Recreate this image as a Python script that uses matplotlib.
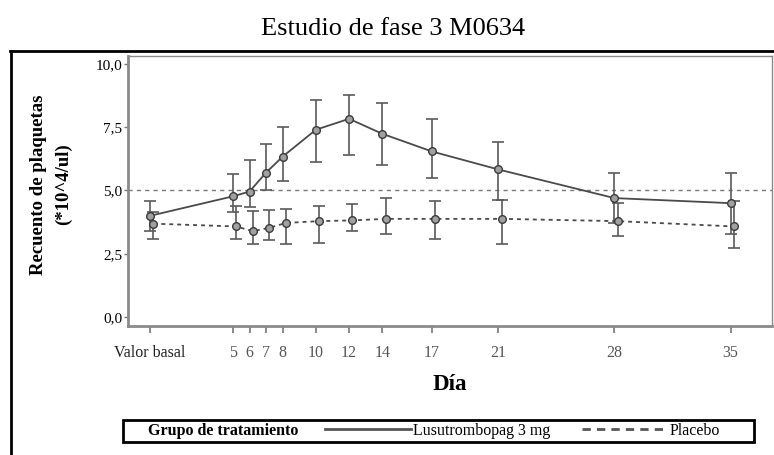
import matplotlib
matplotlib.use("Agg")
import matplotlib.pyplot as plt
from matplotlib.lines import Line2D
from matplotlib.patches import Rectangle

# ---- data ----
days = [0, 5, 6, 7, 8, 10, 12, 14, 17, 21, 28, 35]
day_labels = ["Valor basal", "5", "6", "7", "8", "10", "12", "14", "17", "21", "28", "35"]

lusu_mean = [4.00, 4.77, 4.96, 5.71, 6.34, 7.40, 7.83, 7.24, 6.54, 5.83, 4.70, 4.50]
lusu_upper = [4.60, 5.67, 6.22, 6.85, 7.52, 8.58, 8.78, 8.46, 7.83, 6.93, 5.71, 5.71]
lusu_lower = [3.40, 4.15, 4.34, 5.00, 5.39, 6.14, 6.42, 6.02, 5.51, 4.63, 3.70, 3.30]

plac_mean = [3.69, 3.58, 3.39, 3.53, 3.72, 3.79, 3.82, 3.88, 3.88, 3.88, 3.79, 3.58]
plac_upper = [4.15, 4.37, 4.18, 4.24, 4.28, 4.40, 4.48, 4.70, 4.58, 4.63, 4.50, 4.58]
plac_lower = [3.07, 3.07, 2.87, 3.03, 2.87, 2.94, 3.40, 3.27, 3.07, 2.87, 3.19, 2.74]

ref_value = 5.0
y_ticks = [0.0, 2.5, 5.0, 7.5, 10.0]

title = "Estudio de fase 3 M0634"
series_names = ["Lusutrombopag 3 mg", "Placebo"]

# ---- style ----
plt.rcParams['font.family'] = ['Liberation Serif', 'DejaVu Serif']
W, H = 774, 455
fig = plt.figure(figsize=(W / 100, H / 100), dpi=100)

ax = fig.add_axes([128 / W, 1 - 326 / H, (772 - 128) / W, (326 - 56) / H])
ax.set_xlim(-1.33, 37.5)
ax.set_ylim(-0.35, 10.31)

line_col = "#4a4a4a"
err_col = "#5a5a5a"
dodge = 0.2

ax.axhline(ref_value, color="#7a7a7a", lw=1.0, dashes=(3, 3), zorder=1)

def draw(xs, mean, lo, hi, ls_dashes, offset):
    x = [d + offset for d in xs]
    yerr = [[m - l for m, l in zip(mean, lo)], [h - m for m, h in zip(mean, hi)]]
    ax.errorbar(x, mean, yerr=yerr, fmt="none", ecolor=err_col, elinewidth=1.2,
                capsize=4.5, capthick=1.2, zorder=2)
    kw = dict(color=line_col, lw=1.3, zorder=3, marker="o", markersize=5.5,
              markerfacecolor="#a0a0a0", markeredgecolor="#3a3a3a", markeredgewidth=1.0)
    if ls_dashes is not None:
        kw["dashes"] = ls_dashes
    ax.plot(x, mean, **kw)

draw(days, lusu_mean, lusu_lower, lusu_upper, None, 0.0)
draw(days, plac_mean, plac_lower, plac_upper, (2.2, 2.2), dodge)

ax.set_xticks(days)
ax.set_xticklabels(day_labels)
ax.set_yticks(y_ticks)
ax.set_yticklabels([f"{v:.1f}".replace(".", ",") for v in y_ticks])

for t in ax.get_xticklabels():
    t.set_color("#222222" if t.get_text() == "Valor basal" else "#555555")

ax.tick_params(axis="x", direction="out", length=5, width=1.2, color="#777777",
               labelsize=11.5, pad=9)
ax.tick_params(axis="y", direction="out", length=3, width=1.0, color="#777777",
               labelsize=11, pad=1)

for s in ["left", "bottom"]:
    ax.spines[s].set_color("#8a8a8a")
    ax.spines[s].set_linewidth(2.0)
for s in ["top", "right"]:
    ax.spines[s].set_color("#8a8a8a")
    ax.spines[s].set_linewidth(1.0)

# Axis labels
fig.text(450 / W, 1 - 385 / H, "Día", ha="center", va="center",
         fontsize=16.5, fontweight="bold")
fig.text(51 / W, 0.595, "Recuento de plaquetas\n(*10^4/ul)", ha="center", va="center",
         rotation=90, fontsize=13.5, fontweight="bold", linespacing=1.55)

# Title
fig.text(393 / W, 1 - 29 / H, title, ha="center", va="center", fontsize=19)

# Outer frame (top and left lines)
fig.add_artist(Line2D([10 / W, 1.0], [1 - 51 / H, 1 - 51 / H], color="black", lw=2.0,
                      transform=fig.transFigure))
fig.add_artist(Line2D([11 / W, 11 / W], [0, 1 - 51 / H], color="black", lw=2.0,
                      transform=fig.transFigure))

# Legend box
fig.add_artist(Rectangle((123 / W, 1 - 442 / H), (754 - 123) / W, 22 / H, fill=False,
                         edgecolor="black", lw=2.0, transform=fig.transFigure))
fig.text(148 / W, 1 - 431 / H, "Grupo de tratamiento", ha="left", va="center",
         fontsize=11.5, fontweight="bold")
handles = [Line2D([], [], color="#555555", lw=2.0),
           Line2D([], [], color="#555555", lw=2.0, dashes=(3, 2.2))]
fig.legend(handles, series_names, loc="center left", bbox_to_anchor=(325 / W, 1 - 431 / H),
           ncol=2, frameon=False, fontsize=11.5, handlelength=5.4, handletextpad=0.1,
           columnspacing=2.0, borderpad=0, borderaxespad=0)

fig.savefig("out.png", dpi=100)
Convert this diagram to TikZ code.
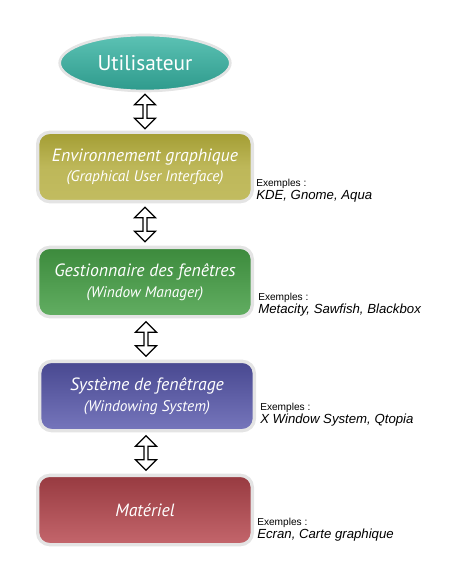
========
AIM:
Repeat verbatim all the material, but not the pictures.

ANSWER TO THIS EXERCISE:
Recreate this image as a Python script that uses matplotlib.
import matplotlib
matplotlib.use("Agg")
import matplotlib.pyplot as plt
from matplotlib.lines import Line2D
from matplotlib.patches import Rectangle

# ---- data ----
days = [0, 5, 6, 7, 8, 10, 12, 14, 17, 21, 28, 35]
day_labels = ["Valor basal", "5", "6", "7", "8", "10", "12", "14", "17", "21", "28", "35"]

lusu_mean = [4.00, 4.77, 4.96, 5.71, 6.34, 7.40, 7.83, 7.24, 6.54, 5.83, 4.70, 4.50]
lusu_upper = [4.60, 5.67, 6.22, 6.85, 7.52, 8.58, 8.78, 8.46, 7.83, 6.93, 5.71, 5.71]
lusu_lower = [3.40, 4.15, 4.34, 5.00, 5.39, 6.14, 6.42, 6.02, 5.51, 4.63, 3.70, 3.30]

plac_mean = [3.69, 3.58, 3.39, 3.53, 3.72, 3.79, 3.82, 3.88, 3.88, 3.88, 3.79, 3.58]
plac_upper = [4.15, 4.37, 4.18, 4.24, 4.28, 4.40, 4.48, 4.70, 4.58, 4.63, 4.50, 4.58]
plac_lower = [3.07, 3.07, 2.87, 3.03, 2.87, 2.94, 3.40, 3.27, 3.07, 2.87, 3.19, 2.74]

ref_value = 5.0
y_ticks = [0.0, 2.5, 5.0, 7.5, 10.0]

title = "Estudio de fase 3 M0634"
series_names = ["Lusutrombopag 3 mg", "Placebo"]

# ---- style ----
plt.rcParams['font.family'] = ['Liberation Serif', 'DejaVu Serif']
W, H = 774, 455
fig = plt.figure(figsize=(W / 100, H / 100), dpi=100)

ax = fig.add_axes([128 / W, 1 - 326 / H, (772 - 128) / W, (326 - 56) / H])
ax.set_xlim(-1.33, 37.5)
ax.set_ylim(-0.35, 10.31)

line_col = "#4a4a4a"
err_col = "#5a5a5a"
dodge = 0.2

ax.axhline(ref_value, color="#7a7a7a", lw=1.0, dashes=(3, 3), zorder=1)

def draw(xs, mean, lo, hi, ls_dashes, offset):
    x = [d + offset for d in xs]
    yerr = [[m - l for m, l in zip(mean, lo)], [h - m for m, h in zip(mean, hi)]]
    ax.errorbar(x, mean, yerr=yerr, fmt="none", ecolor=err_col, elinewidth=1.2,
                capsize=4.5, capthick=1.2, zorder=2)
    kw = dict(color=line_col, lw=1.3, zorder=3, marker="o", markersize=5.5,
              markerfacecolor="#a0a0a0", markeredgecolor="#3a3a3a", markeredgewidth=1.0)
    if ls_dashes is not None:
        kw["dashes"] = ls_dashes
    ax.plot(x, mean, **kw)

draw(days, lusu_mean, lusu_lower, lusu_upper, None, 0.0)
draw(days, plac_mean, plac_lower, plac_upper, (2.2, 2.2), dodge)

ax.set_xticks(days)
ax.set_xticklabels(day_labels)
ax.set_yticks(y_ticks)
ax.set_yticklabels([f"{v:.1f}".replace(".", ",") for v in y_ticks])

for t in ax.get_xticklabels():
    t.set_color("#222222" if t.get_text() == "Valor basal" else "#555555")

ax.tick_params(axis="x", direction="out", length=5, width=1.2, color="#777777",
               labelsize=11.5, pad=9)
ax.tick_params(axis="y", direction="out", length=3, width=1.0, color="#777777",
               labelsize=11, pad=1)

for s in ["left", "bottom"]:
    ax.spines[s].set_color("#8a8a8a")
    ax.spines[s].set_linewidth(2.0)
for s in ["top", "right"]:
    ax.spines[s].set_color("#8a8a8a")
    ax.spines[s].set_linewidth(1.0)

# Axis labels
fig.text(450 / W, 1 - 385 / H, "Día", ha="center", va="center",
         fontsize=16.5, fontweight="bold")
fig.text(51 / W, 0.595, "Recuento de plaquetas\n(*10^4/ul)", ha="center", va="center",
         rotation=90, fontsize=13.5, fontweight="bold", linespacing=1.55)

# Title
fig.text(393 / W, 1 - 29 / H, title, ha="center", va="center", fontsize=19)

# Outer frame (top and left lines)
fig.add_artist(Line2D([10 / W, 1.0], [1 - 51 / H, 1 - 51 / H], color="black", lw=2.0,
                      transform=fig.transFigure))
fig.add_artist(Line2D([11 / W, 11 / W], [0, 1 - 51 / H], color="black", lw=2.0,
                      transform=fig.transFigure))

# Legend box
fig.add_artist(Rectangle((123 / W, 1 - 442 / H), (754 - 123) / W, 22 / H, fill=False,
                         edgecolor="black", lw=2.0, transform=fig.transFigure))
fig.text(148 / W, 1 - 431 / H, "Grupo de tratamiento", ha="left", va="center",
         fontsize=11.5, fontweight="bold")
handles = [Line2D([], [], color="#555555", lw=2.0),
           Line2D([], [], color="#555555", lw=2.0, dashes=(3, 2.2))]
fig.legend(handles, series_names, loc="center left", bbox_to_anchor=(325 / W, 1 - 431 / H),
           ncol=2, frameon=False, fontsize=11.5, handlelength=5.4, handletextpad=0.1,
           columnspacing=2.0, borderpad=0, borderaxespad=0)

fig.savefig("out.png", dpi=100)
Convert this diagram to TikZ code.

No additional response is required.